Do this >> Your job is to return the lines between the line holding "Give me the" and the line holding "import * as", inclusive, exactly and with no pictures.

--------------------------------

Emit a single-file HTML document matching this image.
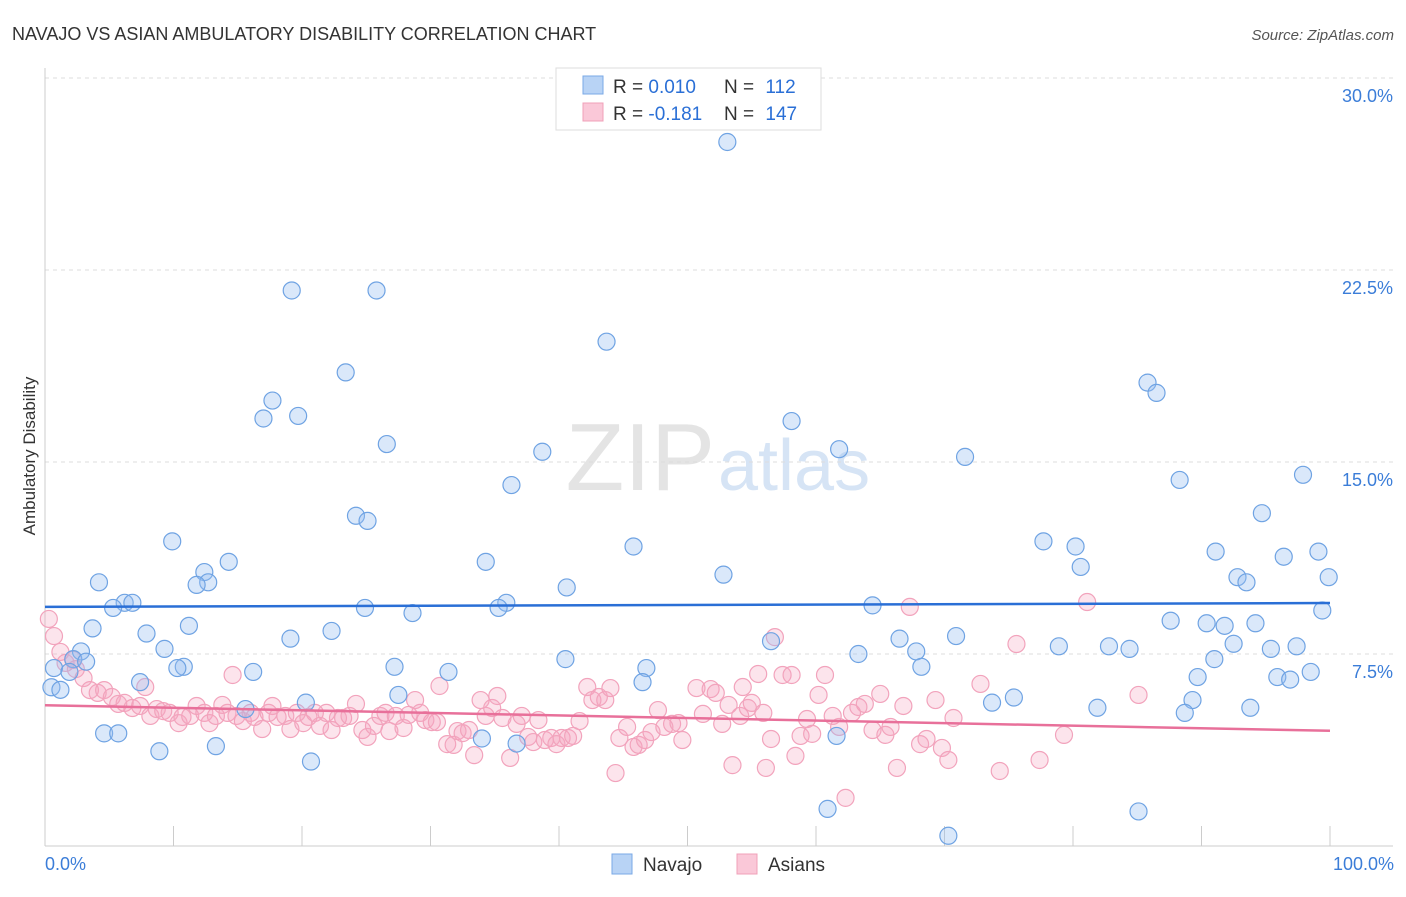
<!DOCTYPE html>
<html><head><meta charset="utf-8"><style>
body{margin:0;background:#fff;font-family:"Liberation Sans",sans-serif;}
svg text{font-family:"Liberation Sans",sans-serif;}
</style></head><body>
<svg id="chart" width="1406" height="892" xmlns="http://www.w3.org/2000/svg">
<text x="12" y="40" font-size="18" fill="#333">NAVAJO VS ASIAN AMBULATORY DISABILITY CORRELATION CHART</text>
<text x="1394" y="40" font-size="15" fill="#555" font-style="italic" text-anchor="end">Source: ZipAtlas.com</text>
<text x="715" y="490" font-size="96" fill="#e4e4e4" font-family="Liberation Serif" text-anchor="end">ZIP</text>
<text x="718" y="490" font-size="72" fill="#d6e4f5">atlas</text>
<g id="grid"></g>
<g id="axes"></g>
<g id="marks"></g>
<text x="35" y="456" font-size="17" fill="#333" text-anchor="middle" transform="rotate(-90 35 456)">Ambulatory Disability</text>
<text x="45" y="870" font-size="18" fill="#3b7dd8">0.0%</text>
<text x="1394" y="870" font-size="18" fill="#3b7dd8" text-anchor="end">100.0%</text>
<g>
<rect x="556" y="68" width="265" height="62" fill="#fff" stroke="#ddd"/>
<rect x="583" y="76" width="20" height="18" fill="#b8d3f5" stroke="#7aa8e6"/>
<rect x="583" y="103" width="20" height="18" fill="#fac8d8" stroke="#f0a0b8"/>
<text x="613" y="93" font-size="19" fill="#333">R = <tspan fill="#2a6fd6">0.010</tspan></text>
<text x="724" y="93" font-size="19" fill="#333">N = <tspan fill="#2a6fd6" dx="6">112</tspan></text>
<text x="613" y="120" font-size="19" fill="#333">R = <tspan fill="#2a6fd6">-0.181</tspan></text>
<text x="724" y="120" font-size="19" fill="#333">N = <tspan fill="#2a6fd6" dx="6">147</tspan></text>
</g>
<g>
<rect x="612" y="854" width="20" height="20" fill="#b8d3f5" stroke="#7aa8e6"/>
<text x="643" y="871" font-size="19" fill="#333">Navajo</text>
<rect x="737" y="854" width="20" height="20" fill="#fac8d8" stroke="#f0a0b8"/>
<text x="768" y="871" font-size="19" fill="#333">Asians</text>
</g>
</svg>
<script>
const yTicks=[7.5,15,22.5,30];
const yTickLabels=["7.5%","15.0%","22.5%","30.0%"];
const xTicks=[10,20,30,40,50,60,70,80,90,100];
const navajoX=[53.1,19.2,25.8,43.7,23.4,85.8,86.5,17.7,17.0,19.7,58.1,26.6,38.7,61.8,71.6,97.9,88.3,36.3,24.2,25.1,94.7,9.9,77.7,80.2,45.8,91.1,96.4,99.1,34.3,14.3,80.6,12.4,52.8,99.9,92.8,93.5,12.7,4.2,11.8,40.6,6.2,6.8,5.3,24.9,35.9,35.3,64.4,28.6,99.4,87.6,90.4,94.2,91.8,3.7,11.2,22.3,7.9,19.1,70.9,66.5,56.5,92.5,82.8,84.4,78.9,95.4,97.4,9.3,67.8,2.8,63.3,91.0,2.2,3.2,40.5,10.8,10.3,27.2,68.2,16.2,31.4,46.8,0.7,1.9,95.9,96.9,98.5,89.7,46.5,7.4,0.5,1.2,27.5,75.4,89.3,73.7,20.3,15.6,93.8,81.9,88.7,4.6,5.7,34.0,36.7,61.6,13.3,8.9,20.7,60.9,85.1,70.3];
const navajoY=[27.5,21.7,21.7,19.7,18.5,18.1,17.7,17.4,16.7,16.8,16.6,15.7,15.4,15.5,15.2,14.5,14.3,14.1,12.9,12.7,13.0,11.9,11.9,11.7,11.7,11.5,11.3,11.5,11.1,11.1,10.9,10.7,10.6,10.5,10.5,10.3,10.3,10.3,10.2,10.1,9.5,9.5,9.3,9.3,9.5,9.3,9.4,9.1,9.2,8.8,8.7,8.7,8.6,8.5,8.6,8.4,8.3,8.1,8.2,8.1,8.0,7.9,7.8,7.7,7.8,7.7,7.8,7.7,7.6,7.6,7.5,7.3,7.3,7.2,7.3,7.0,6.95,7.0,7.0,6.8,6.8,6.95,6.95,6.8,6.6,6.5,6.8,6.6,6.4,6.4,6.2,6.1,5.9,5.8,5.7,5.6,5.6,5.35,5.4,5.4,5.2,4.4,4.4,4.2,4.0,4.3,3.9,3.7,3.3,1.45,1.35,0.4];
const asianX=[0.3,0.7,1.2,1.6,2.2,2.4,3.0,3.5,4.1,4.6,5.2,5.7,6.2,6.8,7.4,7.8,8.2,8.7,9.2,9.7,10.4,10.7,11.3,11.8,12.4,12.8,13.3,13.8,14.2,14.6,14.9,15.4,16.0,16.3,16.9,17.4,17.7,18.1,18.7,19.1,19.6,20.1,20.5,21.0,21.4,21.9,22.3,22.8,23.2,23.7,24.2,24.7,25.1,25.6,26.1,26.5,26.8,27.3,27.9,28.3,28.8,29.2,29.6,30.1,30.5,30.7,31.3,31.8,32.1,32.5,33.0,33.4,33.9,34.3,34.8,35.2,35.6,36.2,36.7,37.1,37.6,38.0,38.4,38.9,39.4,39.8,40.2,40.7,41.1,41.6,42.2,42.6,43.1,43.6,44.0,44.4,44.7,45.3,45.8,46.2,46.7,47.2,47.7,48.2,48.8,49.3,49.6,50.7,51.2,51.8,52.2,52.7,53.2,53.5,54.1,54.3,54.7,55.0,55.5,55.9,56.1,56.5,56.8,57.4,58.1,58.4,58.8,59.3,59.7,60.2,60.7,61.3,61.8,62.3,62.8,63.3,63.8,64.4,65.0,65.4,65.8,66.3,66.8,67.3,68.1,68.6,69.3,69.8,70.3,70.7,72.8,74.3,75.6,77.4,79.3,81.1,85.1];
const asianY=[8.87,8.2,7.58,7.15,7.27,6.91,6.56,6.09,5.98,6.09,5.82,5.55,5.59,5.39,5.47,6.21,5.08,5.35,5.27,5.2,4.8,5.04,5.08,5.47,5.2,4.8,5.08,5.51,5.2,6.68,5.08,4.88,5.2,5.04,4.57,5.2,5.47,5.04,5.08,4.57,5.2,4.8,5.04,5.2,4.69,5.2,4.53,5.0,5.0,5.08,5.55,4.53,4.26,4.69,5.08,5.2,4.49,5.08,4.61,5.12,5.7,5.2,4.92,4.84,4.84,6.25,3.98,3.95,4.49,4.41,4.53,3.55,5.7,5.08,5.39,5.86,5.0,3.44,4.77,5.08,4.26,4.06,4.92,4.14,4.22,3.98,4.22,4.22,4.3,4.88,6.21,5.7,5.82,5.7,6.17,2.85,4.22,4.65,3.87,3.95,4.14,4.45,5.31,4.65,4.77,4.8,4.14,6.17,5.16,6.13,5.98,4.77,5.51,3.16,5.08,6.21,5.39,5.59,6.72,5.2,3.05,4.18,8.16,6.68,6.68,3.52,4.3,4.96,4.38,5.9,6.68,5.08,4.65,1.88,5.2,5.43,5.55,4.53,5.94,4.34,4.65,3.05,5.47,9.34,3.98,4.18,5.7,3.83,3.36,5.0,6.33,2.93,7.89,3.36,4.34,9.53,5.9];
const navajoTrend=[9.34,9.49];
const asianTrend=[5.5,4.5];
const NS="http://www.w3.org/2000/svg";
const X=v=>45+v*12.85, Y=v=>846-v*25.6;
function mk(tag,attrs,parent){const e=document.createElementNS(NS,tag);for(const k in attrs)e.setAttribute(k,attrs[k]);document.getElementById(parent).appendChild(e);return e;}
yTicks.forEach((t,i)=>{
 const l=mk('line',{x1:45,x2:1393,y1:Y(t),y2:Y(t),stroke:'#ddd','stroke-dasharray':'4,4'},'grid');
 
 
 const tx=mk('text',{x:1393,y:Y(t)+24,'font-size':18,fill:'#3b7dd8','text-anchor':'end'},'grid');
 tx.textContent=yTickLabels[i];
 
 
});
const ya=mk('line',{x1:45,x2:45,y1:68,y2:846,stroke:'#ccc'},'axes');


const xa=mk('line',{x1:45,x2:1393,y1:846,y2:846,stroke:'#ccc'},'axes');


xTicks.forEach(t=>{
 const l=mk('line',{x1:X(t),x2:X(t),y1:826,y2:846,stroke:'#ccc'},'axes');
 
 
});
asianX.forEach((x,i)=>{
 const c=mk('circle',{cx:X(x),cy:Y(asianY[i]),r:8.5,fill:'rgba(245,165,192,0.3)',stroke:'#f2a3bc','stroke-width':1.2},'marks');
 
 
});
navajoX.forEach((x,i)=>{
 const c=mk('circle',{cx:X(x),cy:Y(navajoY[i]),r:8.5,fill:'rgba(150,190,240,0.35)',stroke:'#6fa3e3','stroke-width':1.2},'marks');
 
 
});
const t1=mk('line',{x1:X(0),x2:X(100),y1:Y(navajoTrend[0]),y2:Y(navajoTrend[1]),stroke:'#2a6fd6','stroke-width':2.5},'marks');


const t2=mk('line',{x1:X(0),x2:X(100),y1:Y(asianTrend[0]),y2:Y(asianTrend[1]),stroke:'#e8709a','stroke-width':2.5},'marks');


</script>
</body></html>
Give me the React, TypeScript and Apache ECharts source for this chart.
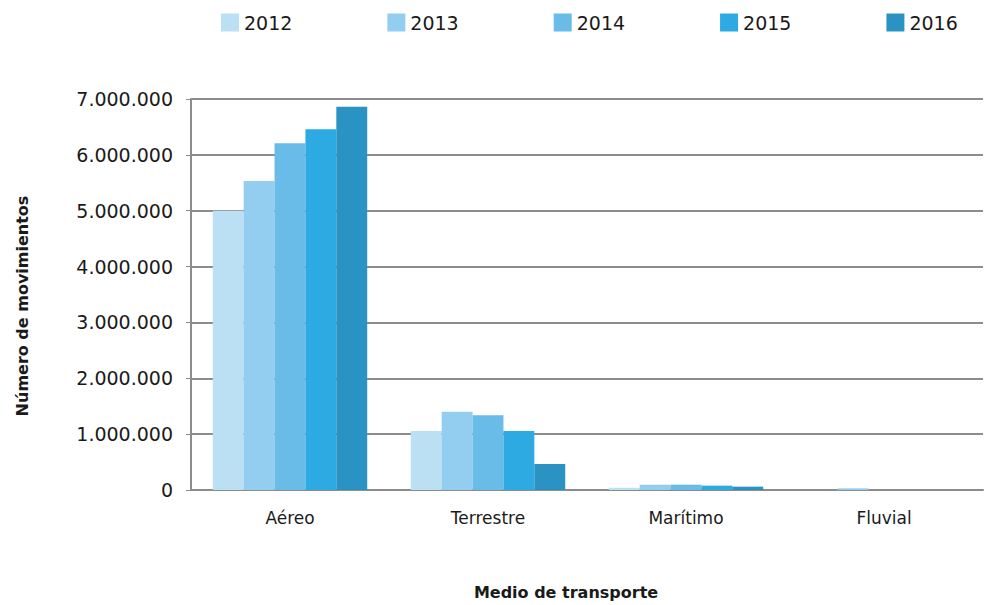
import React, { useEffect, useRef } from "react";
import * as echarts from "echarts";

const categories = ["Aéreo", "Terrestre", "Marítimo", "Fluvial"];
const years = ["2012", "2013", "2014", "2015", "2016"];
const v2012 = [5000000, 1055000, 40000, 0];
const v2013 = [5530000, 1400000, 95000, 30000];
const v2014 = [6210000, 1340000, 95000, 0];
const v2015 = [6460000, 1055000, 78000, 0];
const v2016 = [6860000, 465000, 60000, 0];
const seriesValues = [v2012, v2013, v2014, v2015, v2016];
const colors = ["#BBDFF3", "#93CDEF", "#69BBE8", "#2DAAE1", "#2A93C4"];
const yTicks = [0, 1000000, 2000000, 3000000, 4000000, 5000000, 6000000, 7000000];

const FONT = "'DejaVu Sans', sans-serif";

function fmt(v: number): string {
  return String(v).replace(/\B(?=(\d{3})+(?!\d))/g, ".");
}

export default function App() {
  const ref = useRef<HTMLDivElement>(null);
  useEffect(() => {
    if (!ref.current) return;
    const chart = echarts.init(ref.current, undefined, { renderer: "svg" });
    chart.setOption({
      animation: false,
      backgroundColor: "#ffffff",
      color: colors,
      textStyle: { fontFamily: FONT },
      legend: {
        top: 8,
        left: 216,
        itemWidth: 18,
        itemHeight: 18,
        itemGap: 95,
        icon: "rect",
        data: years,
        textStyle: { fontSize: 19, color: "#1a1a1a", fontFamily: FONT },
      },
      grid: { left: 191, right: 1, top: 99, bottom: 115, containLabel: false },
      xAxis: {
        type: "category",
        data: categories,
        axisLine: { show: true, lineStyle: { color: "#8c8c8c", width: 2 } },
        axisTick: { show: false },
        axisLabel: { fontSize: 17, color: "#1a1a1a", margin: 19, fontFamily: FONT },
      },
      yAxis: {
        type: "value",
        min: yTicks[0],
        max: yTicks[yTicks.length - 1],
        interval: 1000000,
        axisLine: { show: true, lineStyle: { color: "#8c8c8c", width: 2 } },
        axisTick: { show: true, length: 5, lineStyle: { color: "#8c8c8c", width: 1 } },
        splitLine: { show: true, lineStyle: { color: "#8c8c8c", width: 2 } },
        axisLabel: {
          fontSize: 19,
          color: "#1a1a1a",
          margin: 18,
          fontFamily: FONT,
          formatter: (v: number) => fmt(v),
        },
      },
      graphic: [
        {
          type: "text",
          x: 566,
          y: 592,
          style: {
            text: "Medio de transporte",
            fontSize: 16,
            fontWeight: "bold",
            fill: "#1a1a1a",
            fontFamily: FONT,
            textAlign: "center",
            textVerticalAlign: "middle",
          },
        },
        {
          type: "text",
          x: 22,
          y: 306,
          rotation: Math.PI / 2,
          style: {
            text: "Número de movimientos",
            fontSize: 16,
            fontWeight: "bold",
            fill: "#1a1a1a",
            fontFamily: FONT,
            textAlign: "center",
            textVerticalAlign: "middle",
          },
        },
      ],
      series: years.map((y, i) => ({
        name: y,
        type: "bar",
        data: seriesValues[i],
        barGap: "0%",
        barCategoryGap: "22%",
        itemStyle: { color: colors[i] },
      })),
    });
    return () => chart.dispose();
  }, []);
  return (
    <div
      ref={ref}
      style={{ position: "fixed", left: 0, top: 0, width: 984, height: 605 }}
    />
  );
}
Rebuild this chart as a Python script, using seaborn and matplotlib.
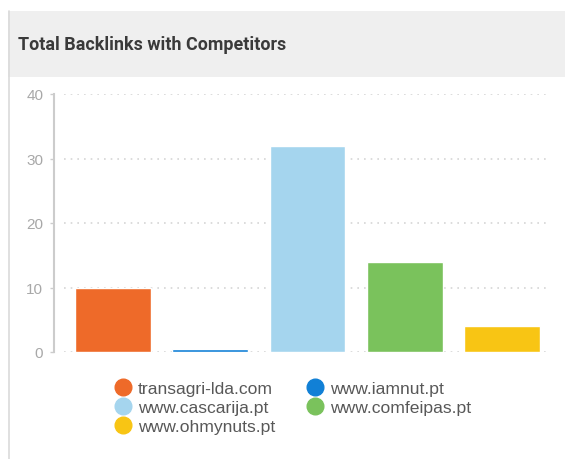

--------------------------------

Correct output >>
Give me the React, TypeScript and Apache ECharts source for this chart.
import React, { useEffect, useRef } from "react";
import * as echarts from "echarts";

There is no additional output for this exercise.